PROBLEM REQUIREMENTS> Transcribe the material in full. Nothing should differ except that the pictures are left out.

>> start AVAILABLE DATA

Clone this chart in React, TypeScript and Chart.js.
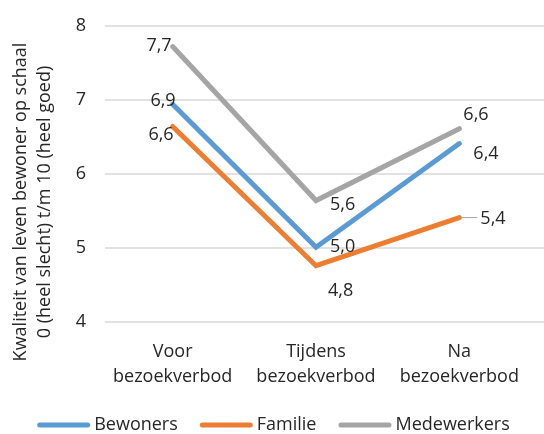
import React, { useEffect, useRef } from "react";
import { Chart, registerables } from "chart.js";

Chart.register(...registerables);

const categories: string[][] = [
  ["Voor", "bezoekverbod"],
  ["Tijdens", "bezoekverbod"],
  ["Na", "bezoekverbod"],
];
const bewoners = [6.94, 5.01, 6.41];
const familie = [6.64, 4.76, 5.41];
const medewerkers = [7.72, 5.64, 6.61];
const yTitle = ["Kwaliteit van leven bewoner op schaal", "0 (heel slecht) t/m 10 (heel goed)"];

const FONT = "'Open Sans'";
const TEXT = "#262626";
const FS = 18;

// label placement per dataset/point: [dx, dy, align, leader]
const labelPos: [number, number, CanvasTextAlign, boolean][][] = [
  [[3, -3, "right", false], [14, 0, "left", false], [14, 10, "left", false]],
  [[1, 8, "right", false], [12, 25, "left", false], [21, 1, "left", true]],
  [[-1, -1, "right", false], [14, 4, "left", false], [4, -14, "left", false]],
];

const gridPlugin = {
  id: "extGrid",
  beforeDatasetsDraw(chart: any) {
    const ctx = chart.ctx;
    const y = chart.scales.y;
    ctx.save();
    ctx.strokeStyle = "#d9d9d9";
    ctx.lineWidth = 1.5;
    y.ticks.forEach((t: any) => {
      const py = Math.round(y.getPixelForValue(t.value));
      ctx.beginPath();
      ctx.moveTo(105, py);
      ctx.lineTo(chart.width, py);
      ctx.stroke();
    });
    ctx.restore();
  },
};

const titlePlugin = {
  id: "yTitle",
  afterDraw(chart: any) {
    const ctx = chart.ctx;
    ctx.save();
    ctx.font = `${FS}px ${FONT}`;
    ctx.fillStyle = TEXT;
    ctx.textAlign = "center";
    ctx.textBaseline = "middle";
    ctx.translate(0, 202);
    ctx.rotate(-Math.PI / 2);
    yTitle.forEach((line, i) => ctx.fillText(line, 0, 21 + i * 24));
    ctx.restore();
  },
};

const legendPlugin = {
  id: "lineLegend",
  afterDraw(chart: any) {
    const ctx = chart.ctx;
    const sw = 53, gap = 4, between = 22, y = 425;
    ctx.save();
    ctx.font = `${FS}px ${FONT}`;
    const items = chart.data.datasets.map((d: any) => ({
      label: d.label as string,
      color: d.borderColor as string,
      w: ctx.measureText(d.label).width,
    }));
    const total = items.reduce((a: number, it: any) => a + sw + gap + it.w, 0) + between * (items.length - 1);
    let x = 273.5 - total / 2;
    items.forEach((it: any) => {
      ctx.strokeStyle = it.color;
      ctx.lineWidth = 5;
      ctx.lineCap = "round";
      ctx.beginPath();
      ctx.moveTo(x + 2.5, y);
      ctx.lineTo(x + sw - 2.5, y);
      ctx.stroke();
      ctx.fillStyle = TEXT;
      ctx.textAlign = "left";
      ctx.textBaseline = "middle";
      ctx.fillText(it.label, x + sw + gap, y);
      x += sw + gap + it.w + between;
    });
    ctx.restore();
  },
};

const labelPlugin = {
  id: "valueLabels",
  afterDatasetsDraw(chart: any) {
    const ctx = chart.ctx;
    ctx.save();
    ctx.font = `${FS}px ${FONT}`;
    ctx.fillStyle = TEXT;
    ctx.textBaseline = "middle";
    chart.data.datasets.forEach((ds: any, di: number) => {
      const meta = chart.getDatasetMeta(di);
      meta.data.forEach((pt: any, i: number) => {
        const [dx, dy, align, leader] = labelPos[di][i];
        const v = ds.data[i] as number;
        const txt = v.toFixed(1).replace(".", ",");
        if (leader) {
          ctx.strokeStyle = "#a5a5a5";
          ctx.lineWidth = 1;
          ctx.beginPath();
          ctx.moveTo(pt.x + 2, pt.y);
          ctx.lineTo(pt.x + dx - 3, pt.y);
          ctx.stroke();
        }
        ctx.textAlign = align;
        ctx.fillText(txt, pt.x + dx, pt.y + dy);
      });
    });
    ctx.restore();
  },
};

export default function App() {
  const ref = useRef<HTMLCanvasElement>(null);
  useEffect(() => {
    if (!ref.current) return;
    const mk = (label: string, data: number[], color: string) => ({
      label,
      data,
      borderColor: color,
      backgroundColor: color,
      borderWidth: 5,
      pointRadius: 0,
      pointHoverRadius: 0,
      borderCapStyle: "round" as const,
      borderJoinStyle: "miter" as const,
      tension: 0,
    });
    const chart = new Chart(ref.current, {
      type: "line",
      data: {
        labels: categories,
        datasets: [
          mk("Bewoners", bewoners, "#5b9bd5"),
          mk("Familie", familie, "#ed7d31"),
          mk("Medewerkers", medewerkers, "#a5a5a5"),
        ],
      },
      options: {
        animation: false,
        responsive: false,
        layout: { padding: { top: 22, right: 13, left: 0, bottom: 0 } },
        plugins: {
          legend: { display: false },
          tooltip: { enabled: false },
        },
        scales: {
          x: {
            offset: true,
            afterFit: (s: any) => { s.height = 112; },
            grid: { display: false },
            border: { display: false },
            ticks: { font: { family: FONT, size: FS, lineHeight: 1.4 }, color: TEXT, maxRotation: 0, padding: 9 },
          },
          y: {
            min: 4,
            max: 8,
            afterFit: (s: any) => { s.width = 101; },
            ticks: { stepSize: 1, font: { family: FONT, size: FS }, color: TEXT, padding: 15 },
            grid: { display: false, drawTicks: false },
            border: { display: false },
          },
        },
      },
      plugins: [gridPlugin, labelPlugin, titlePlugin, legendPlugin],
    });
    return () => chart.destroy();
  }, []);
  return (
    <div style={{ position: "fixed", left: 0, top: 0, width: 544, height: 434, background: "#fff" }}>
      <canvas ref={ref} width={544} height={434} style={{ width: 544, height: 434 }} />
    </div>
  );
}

>> end AVAILABLE DATA

FINISHED ANSWER>
Clone this chart in React, TypeScript and Chart.js.
import React, { useEffect, useRef } from "react";
import { Chart, registerables } from "chart.js";

Chart.register(...registerables);

const categories: string[][] = [
  ["Voor", "bezoekverbod"],
  ["Tijdens", "bezoekverbod"],
  ["Na", "bezoekverbod"],
];
const bewoners = [6.94, 5.01, 6.41];
const familie = [6.64, 4.76, 5.41];
const medewerkers = [7.72, 5.64, 6.61];
const yTitle = ["Kwaliteit van leven bewoner op schaal", "0 (heel slecht) t/m 10 (heel goed)"];

const FONT = "'Open Sans'";
const TEXT = "#262626";
const FS = 18;

// label placement per dataset/point: [dx, dy, align, leader]
const labelPos: [number, number, CanvasTextAlign, boolean][][] = [
  [[3, -3, "right", false], [14, 0, "left", false], [14, 10, "left", false]],
  [[1, 8, "right", false], [12, 25, "left", false], [21, 1, "left", true]],
  [[-1, -1, "right", false], [14, 4, "left", false], [4, -14, "left", false]],
];

const gridPlugin = {
  id: "extGrid",
  beforeDatasetsDraw(chart: any) {
    const ctx = chart.ctx;
    const y = chart.scales.y;
    ctx.save();
    ctx.strokeStyle = "#d9d9d9";
    ctx.lineWidth = 1.5;
    y.ticks.forEach((t: any) => {
      const py = Math.round(y.getPixelForValue(t.value));
      ctx.beginPath();
      ctx.moveTo(105, py);
      ctx.lineTo(chart.width, py);
      ctx.stroke();
    });
    ctx.restore();
  },
};

const titlePlugin = {
  id: "yTitle",
  afterDraw(chart: any) {
    const ctx = chart.ctx;
    ctx.save();
    ctx.font = `${FS}px ${FONT}`;
    ctx.fillStyle = TEXT;
    ctx.textAlign = "center";
    ctx.textBaseline = "middle";
    ctx.translate(0, 202);
    ctx.rotate(-Math.PI / 2);
    yTitle.forEach((line, i) => ctx.fillText(line, 0, 21 + i * 24));
    ctx.restore();
  },
};

const legendPlugin = {
  id: "lineLegend",
  afterDraw(chart: any) {
    const ctx = chart.ctx;
    const sw = 53, gap = 4, between = 22, y = 425;
    ctx.save();
    ctx.font = `${FS}px ${FONT}`;
    const items = chart.data.datasets.map((d: any) => ({
      label: d.label as string,
      color: d.borderColor as string,
      w: ctx.measureText(d.label).width,
    }));
    const total = items.reduce((a: number, it: any) => a + sw + gap + it.w, 0) + between * (items.length - 1);
    let x = 273.5 - total / 2;
    items.forEach((it: any) => {
      ctx.strokeStyle = it.color;
      ctx.lineWidth = 5;
      ctx.lineCap = "round";
      ctx.beginPath();
      ctx.moveTo(x + 2.5, y);
      ctx.lineTo(x + sw - 2.5, y);
      ctx.stroke();
      ctx.fillStyle = TEXT;
      ctx.textAlign = "left";
      ctx.textBaseline = "middle";
      ctx.fillText(it.label, x + sw + gap, y);
      x += sw + gap + it.w + between;
    });
    ctx.restore();
  },
};

const labelPlugin = {
  id: "valueLabels",
  afterDatasetsDraw(chart: any) {
    const ctx = chart.ctx;
    ctx.save();
    ctx.font = `${FS}px ${FONT}`;
    ctx.fillStyle = TEXT;
    ctx.textBaseline = "middle";
    chart.data.datasets.forEach((ds: any, di: number) => {
      const meta = chart.getDatasetMeta(di);
      meta.data.forEach((pt: any, i: number) => {
        const [dx, dy, align, leader] = labelPos[di][i];
        const v = ds.data[i] as number;
        const txt = v.toFixed(1).replace(".", ",");
        if (leader) {
          ctx.strokeStyle = "#a5a5a5";
          ctx.lineWidth = 1;
          ctx.beginPath();
          ctx.moveTo(pt.x + 2, pt.y);
          ctx.lineTo(pt.x + dx - 3, pt.y);
          ctx.stroke();
        }
        ctx.textAlign = align;
        ctx.fillText(txt, pt.x + dx, pt.y + dy);
      });
    });
    ctx.restore();
  },
};

export default function App() {
  const ref = useRef<HTMLCanvasElement>(null);
  useEffect(() => {
    if (!ref.current) return;
    const mk = (label: string, data: number[], color: string) => ({
      label,
      data,
      borderColor: color,
      backgroundColor: color,
      borderWidth: 5,
      pointRadius: 0,
      pointHoverRadius: 0,
      borderCapStyle: "round" as const,
      borderJoinStyle: "miter" as const,
      tension: 0,
    });
    const chart = new Chart(ref.current, {
      type: "line",
      data: {
        labels: categories,
        datasets: [
          mk("Bewoners", bewoners, "#5b9bd5"),
          mk("Familie", familie, "#ed7d31"),
          mk("Medewerkers", medewerkers, "#a5a5a5"),
        ],
      },
      options: {
        animation: false,
        responsive: false,
        layout: { padding: { top: 22, right: 13, left: 0, bottom: 0 } },
        plugins: {
          legend: { display: false },
          tooltip: { enabled: false },
        },
        scales: {
          x: {
            offset: true,
            afterFit: (s: any) => { s.height = 112; },
            grid: { display: false },
            border: { display: false },
            ticks: { font: { family: FONT, size: FS, lineHeight: 1.4 }, color: TEXT, maxRotation: 0, padding: 9 },
          },
          y: {
            min: 4,
            max: 8,
            afterFit: (s: any) => { s.width = 101; },
            ticks: { stepSize: 1, font: { family: FONT, size: FS }, color: TEXT, padding: 15 },
            grid: { display: false, drawTicks: false },
            border: { display: false },
          },
        },
      },
      plugins: [gridPlugin, labelPlugin, titlePlugin, legendPlugin],
    });
    return () => chart.destroy();
  }, []);
  return (
    <div style={{ position: "fixed", left: 0, top: 0, width: 544, height: 434, background: "#fff" }}>
      <canvas ref={ref} width={544} height={434} style={{ width: 544, height: 434 }} />
    </div>
  );
}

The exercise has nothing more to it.